JPIII... yet another spoiler post.




Spoiler below, rates 7 on the Holtz scale




Basically, I'd say that JPIII was to JP what Jaws 3-D was to Jaws: in other words, one of the worse movies ever made in the history of cinema (IMHO). I already knew what to expect within the first few minutes: kid and adult are paragliding in the vicinity of Isla Sorna.... hmm, what could *possibly* happen in the rest of the film?
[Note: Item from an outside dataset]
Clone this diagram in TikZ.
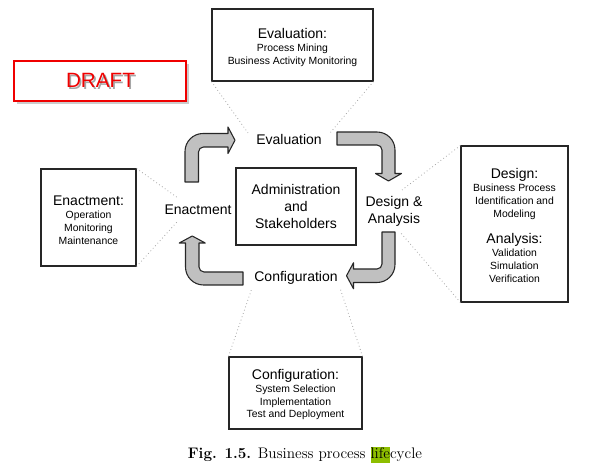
\documentclass[tikz,border=0pt]{standalone}
\usepackage{fontspec}
\newfontfamily\arial{Liberation Sans}
\usetikzlibrary{fit,shadows}
\definecolor{arrowfill}{RGB}{192,192,192}
\definecolor{hl}{RGB}{141,190,0}
\definecolor{draftred}{RGB}{240,0,0}
\newcommand\hdf{\fontsize{10.5}{12.4}\selectfont}
\newcommand\smf{\fontsize{7.8}{9.6}\selectfont}
\begin{document}
\begin{tikzpicture}[x=0.75pt,y=-0.75pt,
 box/.style={draw=black!85, line width=0.8pt, inner sep=0pt},
 boxtext/.style={inner sep=0pt, align=center, font=\arial\smf},
 lbl/.style={inner sep=0pt, align=center, font=\arial\hdf},
 call/.style={draw=black!35, dotted, line width=0.6pt},
 blk/.style={fill=arrowfill, draw=black!85, line width=0.8pt, line join=round},
 drafttxt/.style={font=\arial\fontsize{15.5}{18}\selectfont, inner sep=0pt}]
\useasboundingbox (0,0) rectangle (613,473);

% DRAFT stamp
\node[draw=draftred, line width=1.6pt, fill=white, inner sep=0pt,
      drop shadow={shadow xshift=2pt, shadow yshift=-2pt, opacity=0.4},
      fit={(14,61) (186,101)}] (dr) {};
\coordinate (dc) at (100.5,80.5);
\node[drafttxt, text=black!35] (drs) at ([xshift=1.2pt,yshift=-1.2pt]dc) {DRAFT};
\node[drafttxt, text=draftred] (drt) at (dc) {DRAFT};

% boxes
\node[box, fit={(212,9) (373,81)}] (ev) {};
\node[box, fit={(41,169) (136,266)}] (en) {};
\node[box, fit={(461,146) (568,302)}] (ds) {};
\node[box, fit={(229,357) (362,429)}] (cf) {};
\node[box, fit={(236,168) (356,245)}] (adm) {};

\node[boxtext] (evt) at ([yshift=-2pt]ev.center) {{\hdf Evaluation:}\\[0.3pt]Process Mining\\Business Activity Monitoring};
\node[boxtext] (ent) at ([yshift=-1.8pt]en.center) {{\hdf Enactment:}\\[0.3pt]Operation\\Monitoring\\Maintenance};
\node[boxtext] (dst) at ([yshift=-1pt]ds.center) {{\hdf Design:}\\[0.3pt]Business Process\\Identification and\\Modeling\\[10.4pt]{\hdf Analysis:}\\[0.3pt]Validation\\Simulation\\Verification};
\node[boxtext] (cft) at ([yshift=-1.2pt]cf.center) {{\hdf Configuration:}\\[0.3pt]System Selection\\Implementation\\Test and Deployment};
\node[lbl] (admt) at (adm.center) {Administration\\and\\Stakeholders};

% labels
\node[lbl] (evl) at (289,139) {Evaluation};
\node[lbl] (dsl) at (394,211.5) {Design \&\\Analysis};
\node[lbl] (enl) at (198,210) {Enactment};
\node[lbl] (cfl) at (296,278) {Configuration};

% callout lines
\coordinate (evA) at (248,133); \coordinate (evB) at (330,133);
\coordinate (enA) at (178,198); \coordinate (enB) at (177,222);
\coordinate (dsA) at (402,190); \coordinate (dsB) at (400,232);
\coordinate (cfA) at (252,288); \coordinate (cfB) at (340,288);
\draw[call] (ev.south west) -- (evA);
\draw[call] (ev.south east) -- (evB);
\draw[call] (en.north east) -- (enA);
\draw[call] (en.south east) -- (enB);
\draw[call] (ds.north west) -- (dsA);
\draw[call] (ds.south west) -- (dsB);
\draw[call] (cf.north west) -- (cfA);
\draw[call] (cf.north east) -- (cfB);

% block arrows
\filldraw[blk] (185,182) -- (185,151.5) .. controls (185,141.56) and (193.06,133.5) .. (203,133.5) -- (228,133.5) -- (228,127) -- (235,140.25) -- (228,153.5) -- (228,147) -- (203.5,147) .. controls (200.74,147) and (198.5,149.24) .. (198.5,152) -- (198.5,182) -- cycle;
\filldraw[blk] (337,132) -- (377,132) .. controls (386.94,132) and (395,140.06) .. (395,150) -- (395,173.5) -- (401.5,173.5) -- (388.5,181) -- (375.5,173.5) -- (382,173.5) -- (382,150) .. controls (382,147.24) and (379.76,145) .. (377,145) -- (337,145) -- cycle;
\filldraw[blk] (382,232) -- (395,232) -- (395,264.5) .. controls (395,274.44) and (386.94,282.5) .. (377,282.5) -- (353.5,282.5) -- (353.5,288.75) -- (346.5,275.75) -- (353.5,262.75) -- (353.5,269) -- (377,269) .. controls (379.76,269) and (382,266.76) .. (382,264) -- cycle;
\filldraw[blk] (243,272) -- (243,285) -- (203.5,285) .. controls (193.56,285) and (185.5,276.94) .. (185.5,267) -- (185.5,243) -- (179.25,243) -- (192.25,236) -- (205.25,243) -- (199,243) -- (199,267) .. controls (199,269.76) and (201.24,272) .. (204,272) -- cycle;

% caption
\node[font=\fontsize{11.45}{13}\selectfont, inner sep=0pt, anchor=base] (cap) at (305,458.3)
  {\textbf{Fig. 1.5.} Business process {\setlength{\fboxsep}{0pt}\colorbox{hl}{\rule[-3.3pt]{0pt}{11.5pt}life}}cycle};
\end{tikzpicture}
\end{document}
While several people on dino-l have made the point that JPIII was "just a movie", since when does it follow that movies must be cliched, appallingly scripted and as bland and tedious as JPIII? Same old implausible plot devices (e.g., exactly what did happen to the two people on the boat at the start of the film?), same old Fox Mulder-style attempts to explain scientific concepts using 'mock jargon' (e.g., Grant's scenario that presence of resonating chamber = hyperintelligence), same old twee storyline about divorced parents and the all-American family, same old utterly absurd depictions of animal behaviour. All in all, typical modern Hollywood nonsense.
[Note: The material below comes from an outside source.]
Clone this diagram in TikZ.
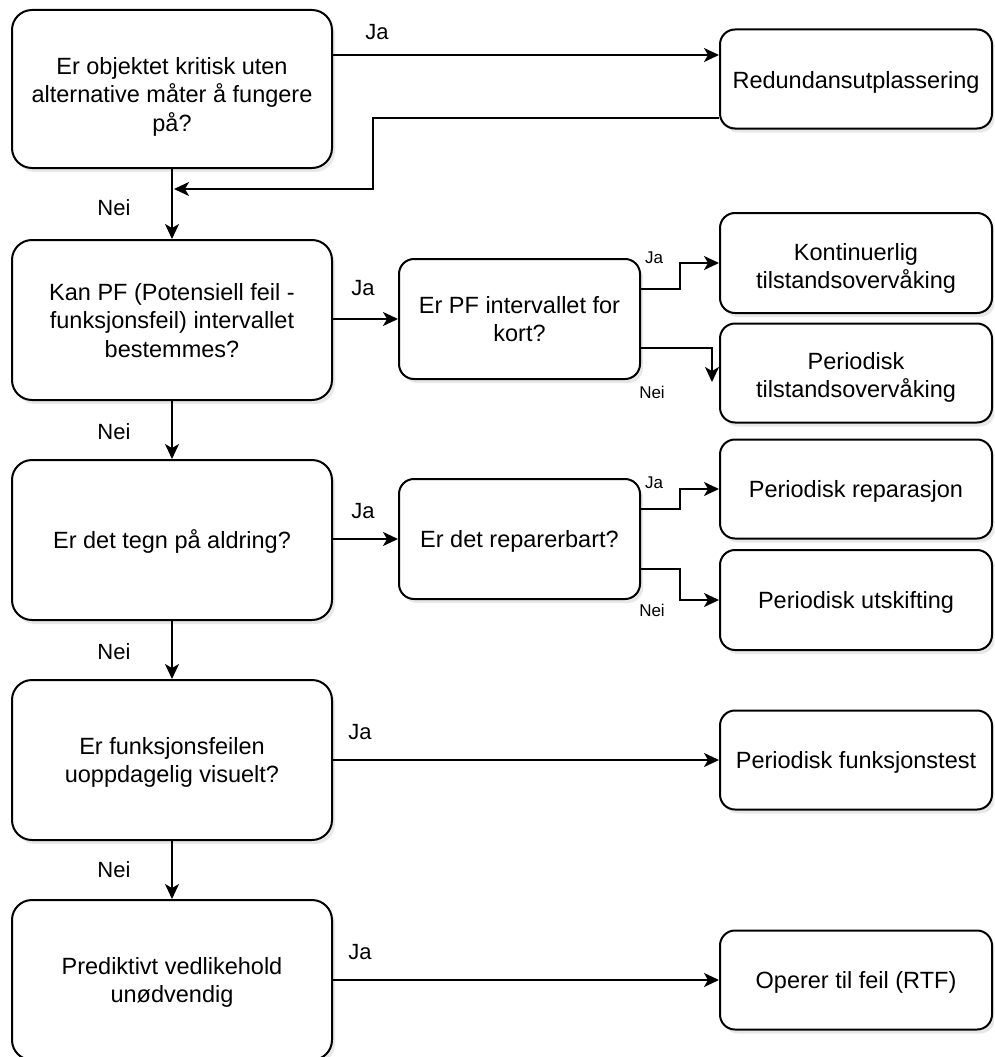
\documentclass[tikz,border=0pt]{standalone}
\usepackage{fontspec}
\setmainfont{Liberation Sans}
\usetikzlibrary{arrows.meta,shadows}

% centred lines of box text, set slightly below the geometric centre
\newcommand{\boxlines}[2][3pt]{\raisebox{-#1}[\height][\depth]{\begin{tabular}{@{}c@{}}#2\end{tabular}}}

\tikzset{
  box/.style={draw, line width=2pt, fill=white, rounded corners=#1, inner sep=2pt,
    font=\fontsize{23.5}{28.5}\selectfont,
    drop shadow={opacity=0.18, shadow xshift=3pt, shadow yshift=-4pt}},
  box/.default=20pt,
  question/.style={box=20pt, minimum width=320pt, minimum height=160pt},
  action/.style={box=15pt, minimum width=272pt, minimum height=99pt},
  subq/.style={box=15pt, minimum width=241pt, minimum height=120pt},
  arr/.style={line width=2pt, -{Stealth[length=15pt, width=14pt, inset=4pt]}},
  lbl/.style={font=\fontsize{22}{26}\selectfont, inner sep=0pt},
  slbl/.style={font=\fontsize{17}{20}\selectfont, inner sep=0pt},
}

\begin{document}
\begin{tikzpicture}[x=1pt, y=-1pt]
  \useasboundingbox (0,0) rectangle (994,1057);
  \clip (0,0) rectangle (994,1057);

  % left column: questions
  \node[question, minimum height=158pt] (q1) at (172,89)
    {\boxlines[8pt]{Er objektet kritisk uten\\alternative måter å fungere\\på?}};
  \node[question] (q2) at (172,320)
    {\boxlines{Kan PF (Potensiell feil -\\funksjonsfeil) intervallet\\bestemmes?}};
  \node[question] (q3) at (172,540) {\boxlines{Er det tegn på aldring?}};
  \node[question] (q4) at (172,760) {\boxlines{Er funksjonsfeilen\\uoppdagelig visuelt?}};
  \node[question] (q5) at (172,980) {\boxlines{Prediktivt vedlikehold\\unødvendig}};

  % middle column: follow-up questions
  \node[subq] (pf)  at (519.5,319) {\boxlines{Er PF intervallet for\\kort?}};
  \node[subq] (rep) at (519.5,539) {\boxlines{Er det reparerbart?}};

  % right column: strategies
  \node[action] (red)  at (856,79)  {\boxlines[4pt]{Redundansutplassering}};
  \node[action, minimum height=100pt] (kont) at (856,263) {\boxlines[6pt]{Kontinuerlig\\tilstandsovervåking}};
  \node[action] (ptil) at (856,373) {\boxlines[5pt]{Periodisk\\tilstandsovervåking}};
  \node[action] (prep) at (856,489) {\boxlines{Periodisk reparasjon}};
  \node[action, minimum height=100pt] (utsk) at (856,600) {\boxlines{Periodisk utskifting}};
  \node[action] (test) at (856,760) {\boxlines{Periodisk funksjonstest}};
  \node[action] (rtf)  at (856,980) {\boxlines{Operer til feil (RTF)}};

  % helper coordinates for bends
  \coordinate (yJa1) at (0,55);
  \coordinate (yBack) at (0,118);
  \coordinate (xBack) at (373,0);
  \coordinate (yJoin) at (0,189);
  \coordinate (xStep) at (680,0);
  \coordinate (xDrop) at (712,0);
  \coordinate (pfEnd) at (712,382);
  \coordinate (pfJa)  at ([yshift=30pt]pf.east);
  \coordinate (pfNei) at ([yshift=-29pt]pf.east);
  \coordinate (repJa)  at ([yshift=30pt]rep.east);
  \coordinate (repNei) at ([yshift=-30pt]rep.east);

  % main chain
  \draw[arr] (q1.east |- yJa1) -- (red.west |- yJa1);
  \coordinate (join) at (q1.south |- yJoin);
  \draw[arr] (red.west |- yBack) -- (xBack |- yBack) -- (xBack |- yJoin) -- ([xshift=2pt]join);
  \draw[arr] (q1.south) -- (q2.north);
  \draw[arr] (q2.south) -- (q3.north);
  \draw[arr] (q3.south) -- (q4.north);
  \draw[arr] (q4.south) -- (q5.north);

  \draw[arr] (q2.east |- pf.west) -- (pf.west);
  \draw[arr] (q3.east |- rep.west) -- (rep.west);
  \draw[arr] (q4.east) -- (test.west);
  \draw[arr] (q5.east) -- (rtf.west);

  % branches from the follow-up questions
  \draw[arr] (pfJa) -- (xStep |- pfJa) -- (xStep |- kont.west) -- (kont.west);
  \draw[arr] (pfNei) -- (xDrop |- pfNei) -- (pfEnd);
  \draw[arr] (repJa) -- (xStep |- repJa) -- (xStep |- prep.west) -- (prep.west);
  \draw[arr] (repNei) -- (xStep |- repNei) -- (xStep |- utsk.west) -- (utsk.west);

  % edge labels
  \node[lbl] (l1) at (377,32) {Ja};
  \node[lbl] (l2) at (363,288) {Ja};
  \node[lbl] (l3) at (363,511) {Ja};
  \node[lbl] (l4) at (360,732) {Ja};
  \node[lbl] (l5) at (360,952) {Ja};
  \node[lbl] (n1) at (114,208) {Nei};
  \node[lbl] (n2) at (114,432) {Nei};
  \node[lbl] (n3) at (114,652) {Nei};
  \node[lbl] (n4) at (114,870) {Nei};
  \node[slbl] (s1) at (654,258) {Ja};
  \node[slbl] (s2) at (652,392) {Nei};
  \node[slbl] (s3) at (654,483) {Ja};
  \node[slbl] (s4) at (652,610) {Nei};
\end{tikzpicture}
\end{document}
I also was unimpressed with the CGI: not only were some of the animals innaccurate (e.g. spinosaur with lacrimal horns and overly long forelimbs), some of the animation was genuinely very very bad. If you looked carefully at the three brachiosaurs which approached the boat (also the ankylosaurs at the riverside), the animation and rendering were awful - more like WWD than JP! Many of the animals looked way too glossy for their environments (esp. the dromaeosaurs) and the tyrannosaur-spinosaur fight scene closeups did not look half as good as the closeups of the tyrannosaur in the finale sequence of JP.

The spinosaur-tyrannosaur fight owed more to WWF than anything else I think: at the end the tyrannosaur was literally *thrown* across the forest. And why do the theropods have to keep killing things by audibly twist-snapping their necks? Hardly any animals kill in this way - we owe it more to Arnold Schwarzenagger than the behaviour of predatory animals. Incidentally however, when big predators kill competitors (e.g., lions vs spotted hyaenas) they do not _necessarily_ eat them. Adam's statement about male lions not doing much hunting is also proving less true than previously thought: several recent studies have shown that male lions routinely hunt, and bring down bigger prey (e.g. _Syncerus_) than most all-female groups.
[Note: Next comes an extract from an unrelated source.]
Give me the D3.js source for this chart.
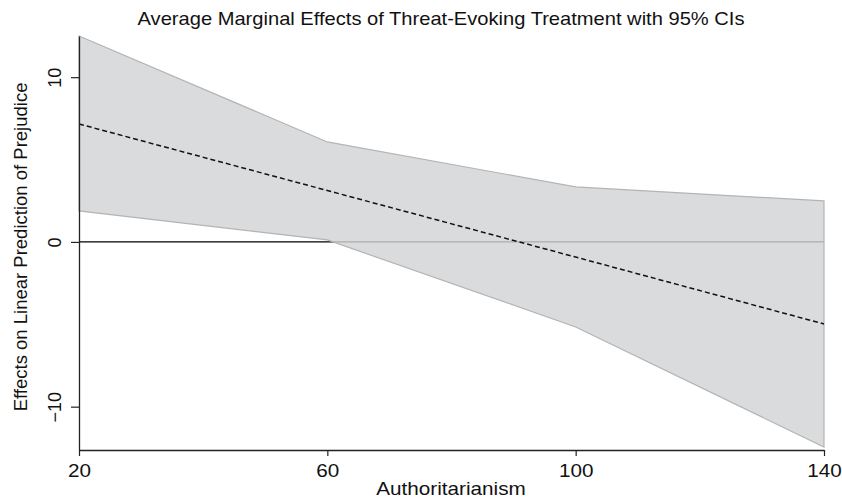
<!DOCTYPE html>
<html>
<head>
<meta charset="utf-8">
<script src="https://cdn.jsdelivr.net/npm/d3@7"></script>
<style>
  body { margin: 0; background: #fff; }
  svg { display: block; }
  text { font-family: "Liberation Sans", Arial, sans-serif; fill: #111; }
</style>
</head>
<body>
<div class="canva"></div>
<script>
// values
const authoritarianism = [20, 60, 100, 140];
const effect = [7.16, 3.12, -0.92, -4.98];
const ciUpper = [12.5, 6.07, 3.34, 2.49];
const ciLower = [1.88, 0.12, -5.16, -12.45];
const xTicks = [20, 60, 100, 140];
const yTicks = [-10, 0, 10];

const WIDTH = 842, HEIGHT = 498;
const MARGIN = { TOP: 36, RIGHT: 18, BOTTOM: 48, LEFT: 79 };
const STRETCH = 1.15; // the reference text is a bit wide

const svg = d3.select(".canva").append("svg")
    .attr("width", WIDTH)
    .attr("height", HEIGHT);

const x = d3.scaleLinear().domain([20, 140]).range([MARGIN.LEFT, 824]);
const y = d3.scaleLinear().domain([-12.63, 12.5]).range([HEIGHT - MARGIN.BOTTOM, MARGIN.TOP]);

const rows = authoritarianism.map((a, i) => ({ a, m: effect[i], hi: ciUpper[i], lo: ciLower[i] }));

// zero reference line (sits under the band)
svg.append("line")
    .attr("x1", x(20)).attr("x2", x(140))
    .attr("y1", y(0)).attr("y2", y(0))
    .attr("stroke", "#000").attr("stroke-width", 1.3);

// confidence band
const area = d3.area()
    .x(d => x(d.a))
    .y0(d => y(d.lo))
    .y1(d => y(d.hi));

svg.append("path")
    .datum(rows)
    .attr("d", area)
    .attr("fill", "rgb(210,211,214)")
    .attr("fill-opacity", 0.82)
    .attr("stroke", "#b4b4b4")
    .attr("stroke-width", 1.2);

// point estimate
svg.append("path")
    .datum(rows)
    .attr("d", d3.line().x(d => x(d.a)).y(d => y(d.m)))
    .attr("fill", "none")
    .attr("stroke", "#111")
    .attr("stroke-width", 1.5)
    .attr("stroke-dasharray", "5,3");

// axes
const xAxis = svg.append("g")
    .attr("transform", `translate(0,${HEIGHT - MARGIN.BOTTOM})`)
    .call(d3.axisBottom(x).tickValues(xTicks).tickSize(6).tickSizeOuter(0).tickFormat(d3.format("d")));

const yAxis = svg.append("g")
    .attr("transform", `translate(${MARGIN.LEFT},0)`)
    .call(d3.axisLeft(y).tickValues(yTicks).tickSize(8).tickSizeOuter(0).tickFormat(d3.format("d")));

[xAxis, yAxis].forEach(g => {
    g.select(".domain").attr("stroke", "#222").attr("stroke-width", 1.3);
    g.selectAll(".tick line").attr("stroke", "#222").attr("stroke-width", 1.2);
    g.selectAll("text").style("font-size", "18px").attr("fill", "#111");
});

xAxis.selectAll(".tick text")
    .attr("y", 0).attr("dy", 0)
    .attr("transform", `translate(0,27) scale(${STRETCH},1)`);

yAxis.selectAll(".tick text")
    .attr("x", 0).attr("dy", 0)
    .attr("text-anchor", "middle")
    .attr("transform", "translate(-18,0) rotate(-90)");

// titles
svg.append("text")
    .attr("transform", `translate(441,25) scale(${STRETCH},1)`)
    .attr("text-anchor", "middle")
    .style("font-size", "17.5px")
    .text("Average Marginal Effects of Threat-Evoking Treatment with 95% CIs");

svg.append("text")
    .attr("transform", `translate(451,495) scale(${STRETCH},1)`)
    .attr("text-anchor", "middle")
    .style("font-size", "18px")
    .text("Authoritarianism");

svg.append("text")
    .attr("transform", `translate(27,${y(0) + 5}) rotate(-90)`)
    .attr("text-anchor", "middle")
    .style("font-size", "18.5px")
    .text("Effects on Linear Prediction of Prejudice");
</script>
</body>
</html>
As with JP, continuity in this film was bad. I won't point out the examples lest readers think I'm even sadder than I am. And why is it that the so-called palaeontologists are so remarkably stupid? In marked contrast to little Timmy in JP - able to recognise individual ornithomimid genera at a thousand paces - Billie (aka Dave/Paul) was unable to distinguish different spinosauroid taxa and even Grant got the name wrong (he calls it _Spinosaurus aegypticus_, not _aegyptiacus_). And yes I am being tongue-in-cheek.

The naked, toothed pteranodonts appear to have been based on the toy _Pteranodon_ produced back in 1993 for the original movie (though they also had a marabou stork look to them). Like the things in JPIII, this toy has human hands for feet and is designed to carry aloft hapless human prey, a la 1 Million Years B.C. Speaking of toys, the stripey _Velociraptor_ that Grant was holding near the start of the film was a limited edition Safari boxed piece... strictly speaking kids shouldn't be playing with such items...:). The brachiosaur the little boy was playing with was the second generation Carnegie collection _Brachiosaurus_ (also Safari Inc.).

Finally, I wonder if the very end (escaping pterosaurs) was based on the ending of JP? The latter shows a bunch of Brown pelicans flying across the sea as Grant and co depart in a helicopter. Believe it or not, very few viewers [at least here in the UK] actually knew that these were pelicans and thought that they were pterosaurs (!), thus the ending made no sense to many (I take it that the ending was a reference to dinosaurs 'flying on into the future', despite the failure of things at Jurassic Park). Maybe JPIII will have reinforced this misconception: oh look, more pterosaurs are escaping - that must be what JPIV is going to be about.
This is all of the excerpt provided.